Leitsatz
Geschäftsführungsleistungen eines GmbH-Geschäftsführers können als selbstständig i.S.d. § 2 Abs. 2 Nr. 1 UStG zu beurteilen sein. Die Organstellung des GmbH-Geschäftsführers steht dem nicht entgegen (Änderung der Rechtsprechung).
Normenkette
§ 2 Abs. 2 Nr. 1 UStG 1999 , Art. 4 Abs. 26. EG-RL
Sachverhalt
Ein GmbH-Geschäftsführer, M, war aufgrund eines Vertrags als freier Mitarbeiter entgeltlich tätig; er erhielt vereinbarungsgemäß für seine Geschäftsführertätigkeit, die er hinsichtlich des zeitlichen Rahmens, in dem er der GmbH zur Verfügung stand, sowie in Bezug auf Ort und Umfang seiner Tätigkeit nach eigenem Ermessen und ohne Bindung an Vorschriften der Gesellschaft bestimmen konnte, ein monatliches Pauschalhonorar zuzüglich Mehrwertsteuer.

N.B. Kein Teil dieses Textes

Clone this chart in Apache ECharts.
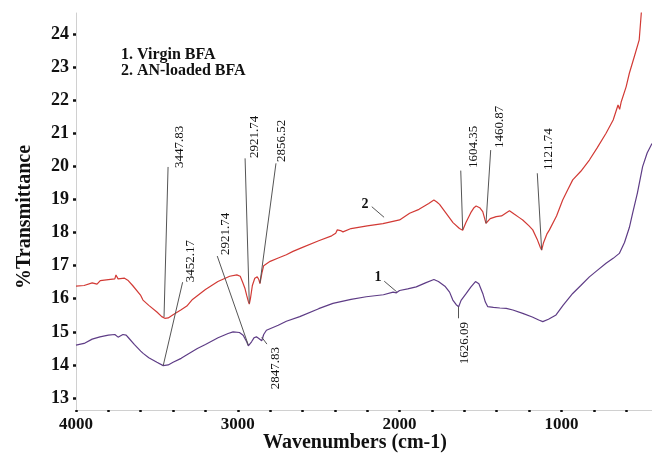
<!DOCTYPE html>
<html>
<head>
<meta charset="utf-8">
<script src="https://cdn.jsdelivr.net/npm/echarts@6/dist/echarts.min.js"></script>
<style>html,body{margin:0;padding:0;background:#fff}#c{width:652px;height:455px}</style>
</head>
<body>
<div id="c"></div>
<script>
// ---- data ----
var xTickLabels = [4000, 3000, 2000, 1000];
var xMinorTicks = [4000,3800,3600,3400,3200,3000,2800,2600,2400,2200,2000,1800,1600,1400,1200,1000,800,600];
var yTickLabels = [13,14,15,16,17,18,19,20,21,22,23,24];

var wnAN = [4000,3950,3900,3870,3850,3800,3760,3753,3740,3700,3680,3650,3600,3586,3550,3500,3470,3451,3430,3400,3350,3315,3280,3200,3123,3050,3006,2985,2970,2955,2945,2935,2929,2922,2910,2895,2880,2870,2863,2850,2840,2800,2750,2700,2659,2600,2500,2420,2395,2385,2375,2365,2350,2300,2200,2103,2000,1938,1880,1820,1788,1770,1753,1712,1670,1630,1610,1590,1560,1540,1527,1505,1486,1472,1466,1440,1403,1370,1340,1321,1290,1260,1239,1200,1177,1150,1130,1122,1110,1090,1074,1030,992,960,930,880,827,780,724,680,650,640,630,600,580,550,519,505];
var tAN  = [16.38,16.40,16.48,16.44,16.55,16.58,16.60,16.72,16.60,16.62,16.56,16.40,16.10,15.96,15.80,15.60,15.46,15.41,15.42,15.52,15.67,15.78,15.98,16.28,16.52,16.68,16.72,16.68,16.50,16.30,16.10,15.92,15.84,16.00,16.40,16.62,16.66,16.58,16.46,16.80,17.00,17.13,17.23,17.33,17.43,17.55,17.75,17.90,17.98,18.08,18.02,18.06,18.02,18.12,18.20,18.27,18.38,18.58,18.70,18.88,18.98,18.92,18.85,18.58,18.30,18.12,18.07,18.30,18.60,18.75,18.80,18.75,18.63,18.38,18.28,18.42,18.48,18.50,18.60,18.66,18.55,18.45,18.38,18.20,18.08,17.80,17.55,17.47,17.70,17.95,18.08,18.50,18.98,19.30,19.59,19.85,20.19,20.55,21.00,21.40,21.85,21.72,21.95,22.40,22.81,23.30,23.82,24.70];

var wnVirgin = [4000,3950,3900,3852,3800,3760,3753,3740,3710,3690,3677,3640,3600,3585,3550,3500,3461,3430,3400,3350,3317,3250,3200,3122,3060,3029,2990,2967,2945,2935,2915,2900,2885,2870,2852,2840,2823,2750,2700,2617,2500,2412,2300,2206,2100,2040,2020,2000,1950,1897,1840,1788,1760,1720,1691,1671,1650,1635,1620,1588,1560,1531,1510,1486,1470,1455,1420,1380,1341,1300,1239,1180,1140,1115,1080,1033,990,930,880,827,780,724,680,642,610,580,560,530,498,470,440];
var tVirgin  = [14.60,14.65,14.78,14.85,14.90,14.92,14.97,14.84,14.92,14.90,14.83,14.62,14.42,14.35,14.22,14.08,13.98,14.00,14.08,14.20,14.30,14.50,14.62,14.82,14.95,15.00,14.98,14.90,14.70,14.58,14.70,14.82,14.85,14.80,14.73,14.92,15.05,15.20,15.32,15.46,15.70,15.86,15.98,16.06,16.12,16.20,16.18,16.25,16.30,16.36,16.48,16.58,16.52,16.38,16.20,15.96,15.82,15.76,15.95,16.16,16.35,16.52,16.45,16.16,15.90,15.76,15.74,15.72,15.71,15.66,15.56,15.45,15.36,15.31,15.38,15.51,15.80,16.16,16.40,16.66,16.85,17.07,17.22,17.37,17.70,18.15,18.58,19.20,19.99,20.40,20.69];

// peak annotations: text, line start [wn,%T], line end [wn,%T], label anchor [wn,%T], label side ('up' = text above anchor, 'down' = below)
var peakTexts   = ['3447.83','3452.17','2921.74','2921.74','2856.52','2847.83','1604.35','1460.87','1121.74','1626.09'];
var peakFrom    = [[3456,15.45],[3461,13.98],[2935,14.60],[2929,15.86],[2863,16.47],[2852,14.84],[1610,18.08],[1466,18.28],[1122,17.47],[1635,15.76]];
var peakTo      = [[3431,19.98],[3341,16.50],[3127,17.29],[2955,20.24],[2764,20.09],[2820,14.63],[1622,19.87],[1437,20.49],[1149,19.79],[1635,15.41]];
var peakLabelAt = [[3357,19.95],[3289,16.50],[3073,17.32],[2894,20.25],[2729,20.13],[2764,14.54],[1545,19.95],[1384,20.55],[1081,19.89],[1600,15.30]];
var peakSide    = ['up','up','up','up','up','down','up','up','up','down'];

// curve number labels
var curveTexts = ['2','1'];
var curveTextAt = [[2214,18.86],[2134,16.66]];
var curveFrom = [[2172,18.78],[2095,16.53]];
var curveTo   = [[2096,18.46],[2018,16.21]];

var legendLines = ['1. Virgin BFA', '2. AN-loaded BFA'];

// ---- chart ----
var serif = 'Liberation Serif, Times New Roman, serif';
var chart = echarts.init(document.getElementById('c'), null, {renderer: 'canvas'});

function pairs(xs, ys){ return xs.map(function(x,i){ return [x, ys[i]]; }); }

var markLines = [];
peakFrom.forEach(function(p,i){ markLines.push([{coord: p}, {coord: peakTo[i]}]); });
curveFrom.forEach(function(p,i){ markLines.push([{coord: p}, {coord: curveTo[i]}]); });

chart.setOption({
  animation: false,
  backgroundColor: '#fff',
  grid: {left: 76, right: 0, top: 13, bottom: 45, containLabel: false},
  xAxis: {
    type: 'value', inverse: true, min: 440, max: 4000,
    axisLine: {show: true, lineStyle: {color: '#d0d0d0', width: 1}},
    axisTick: {show: true, customValues: xMinorTicks, length: 2, inside: false, lineStyle: {color: '#111', width: 2.5}},
    axisLabel: {customValues: xTickLabels, formatter: function(v){ return String(v); }, fontFamily: serif, fontWeight: 'bold', fontSize: 17, color: '#111', margin: 6},
    splitLine: {show: false}
  },
  yAxis: {
    type: 'value', min: 12.64, max: 24.63,
    axisLine: {show: true, lineStyle: {color: '#d0d0d0', width: 1}},
    axisTick: {show: true, customValues: yTickLabels, length: 3, lineStyle: {color: '#111', width: 2.5}},
    axisLabel: {customValues: yTickLabels, formatter: function(v){ return String(v); }, fontFamily: serif, fontWeight: 'bold', fontSize: 18, color: '#111', margin: 7},
    splitLine: {show: false}
  },
  series: [
    {
      name: 'AN-loaded BFA', type: 'line', data: pairs(wnAN, tAN), showSymbol: false, symbol: 'none',
      lineStyle: {color: '#d23a35', width: 1.2}, clip: true
    },
    {
      name: 'Virgin BFA', type: 'line', data: pairs(wnVirgin, tVirgin), showSymbol: false, symbol: 'none',
      lineStyle: {color: '#5e3c86', width: 1.2}, clip: true,
      markLine: {
        silent: true, symbol: ['none','none'], animation: false,
        label: {show: false},
        lineStyle: {color: '#555', width: 1, type: 'solid'},
        emphasis: {disabled: true},
        data: markLines
      }
    }
  ]
});

function px(p){ return chart.convertToPixel({gridIndex: 0}, p); }

var graphics = [];
peakTexts.forEach(function(t,i){
  var a = px(peakLabelAt[i]);
  graphics.push({
    type: 'text', x: a[0], y: a[1], rotation: Math.PI/2, silent: true,
    style: {text: t, fontFamily: serif, fontSize: 13, fill: '#111',
            align: peakSide[i] === 'up' ? 'left' : 'right', verticalAlign: 'middle'}
  });
});
curveTexts.forEach(function(t,i){
  var a = px(curveTextAt[i]);
  graphics.push({
    type: 'text', x: a[0], y: a[1], silent: true,
    style: {text: t, fontFamily: serif, fontWeight: 'bold', fontSize: 14, fill: '#111', align: 'center', verticalAlign: 'middle'}
  });
});
graphics.push({
  type: 'text', x: 121, y: 47, silent: true,
  style: {text: legendLines.join('\n'), fontFamily: serif, fontWeight: 'bold', fontSize: 16, lineHeight: 16, fill: '#111', align: 'left', verticalAlign: 'top'}
});
graphics.push({
  type: 'text', x: 355, y: 443, silent: true,
  style: {text: 'Wavenumbers (cm-1)', fontFamily: serif, fontWeight: 'bold', fontSize: 20, fill: '#111', align: 'center', verticalAlign: 'middle'}
});
graphics.push({
  type: 'text', x: 25, y: 217, rotation: Math.PI/2, silent: true,
  style: {text: '%Transmittance', fontFamily: serif, fontWeight: 'bold', fontSize: 20, fill: '#111', align: 'center', verticalAlign: 'middle'}
});
chart.setOption({graphic: graphics});
</script>
</body>
</html>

Die GmbH machte vergeblich die berechnete Umsatzsteuer als Vorsteuer geltend.
Entscheidung
Der BFH konnte nicht abschließend entscheiden, weil die Feststellungen des FG nicht ausreichten. Dass M Zeit, Umfang und Ort der Tätigkeit nach eigenem Ermessen bestimmen konnte, reichte allein nicht aus. Für die Annahme einer selbstständigen Tätigkeit sprach zwar die Vereinbarung im Arbeitsvertrag, wonach M an keine Vorschriften der Gesellschaft gebunden war. Gegen die Beurteilung als selbstständig sprechen ein Urlaubsanspruch, der Anspruch auf sonstige Sozialleistungen oder die Fortzahlung der Bezüge im Krankheitsfall (insbesondere bei festen Bezügen). Das FG hatte hierzu keine Feststellungen getroffen.
Hinweis
Für die Beurteilung, ob eine Tätigkeit selbstständig oder nicht selbstständig ausgeübt wird, ist grundsätzlich das Gesamtbild der Verhältnisse maßgebend. Gewicht hat z.B. das Merkmal des Unternehmerrisikos in der Form des Vergütungsrisikos, die Frage, ob eine Vergütung für Ausfallzeiten gezahlt wird, ob der Steuerpflichtige von einem Vermögensrisiko der Erwerbstätigkeit grundsätzlich freigestellt ist. Ein Indiz kann auch die sozial- und arbeitsrechtliche Einordnung der Tätigkeit als selbstständig oder unselbstständig sein. Die Frage der Selbstständigkeit natürlicher Personen ist zwar grundsätzlich für die Umsatzsteuer, die Einkommensteuer und die Gewerbesteuer nach denselben Grundsätzen zu beurteilen; eine Bindung an die ertragsteuerrechtliche Beurteilung besteht für das Umsatzsteuerrecht jedoch nicht.
Die bisherige Rechtsprechung beurteilte die entgeltliche Geschäftsführertätigkeit des GmbH-Geschäftsführers wegen dessen Organstellung als nicht selbstständig i.S.d. § 2 Abs. 1 Satz 1 i.V.m. § 2 Abs. 2 Nr. 1 UStG. Zweifel an der Beibehaltung dieses Kriteriums hatte schon die Begründung im BFH-Urteil vom 6.6.2002, V R 43/01 (BFHE 199, 49, BStBl II 2003, 36 zur Geschäftsführung für Personengesellschaften, geweckt. Die Zweifel hat der BFH jetzt ausgeräumt. Auch bei Vertretern juristischer Personen ist zu unterscheiden zwischen der Organstellung und dem ihr zugrunde liegenden Anstellungsverhältnis.
Denn: Bestellung und Abberufung als Vertretungsorgan sind ausschließlich körperschaftliche Rechtsakte, durch die gesetzliche und satzungsgemäße Kompetenzen übertragen oder entzogen werden. Dagegen ist die Anstellung zum Zweck des Tätigwerdens als Vertretungsorgan regelmäßig ein schuldrechtlicher gegenseitiger Vertrag.
Abzustellen ist deshalb grundsätzlich auch bei der Beurteilung der Tätigkeit des GmbH-Geschäftsführers auf die Umstände des Einzelfalls. Eine andere Beurteilung ließe sich mit der 6. EG-RL nicht vereinbaren. Entsprechend einer Protokollerklärung zu Art. 4 der 6. EG-RL können die Mitgliedstaaten davon ausgehen, u.a. "die Tätigkeiten von Geschäftsführern, Verwaltern und Aufsichtsratsmitgliedern der Mehrwertsteuer zu unterwerfen".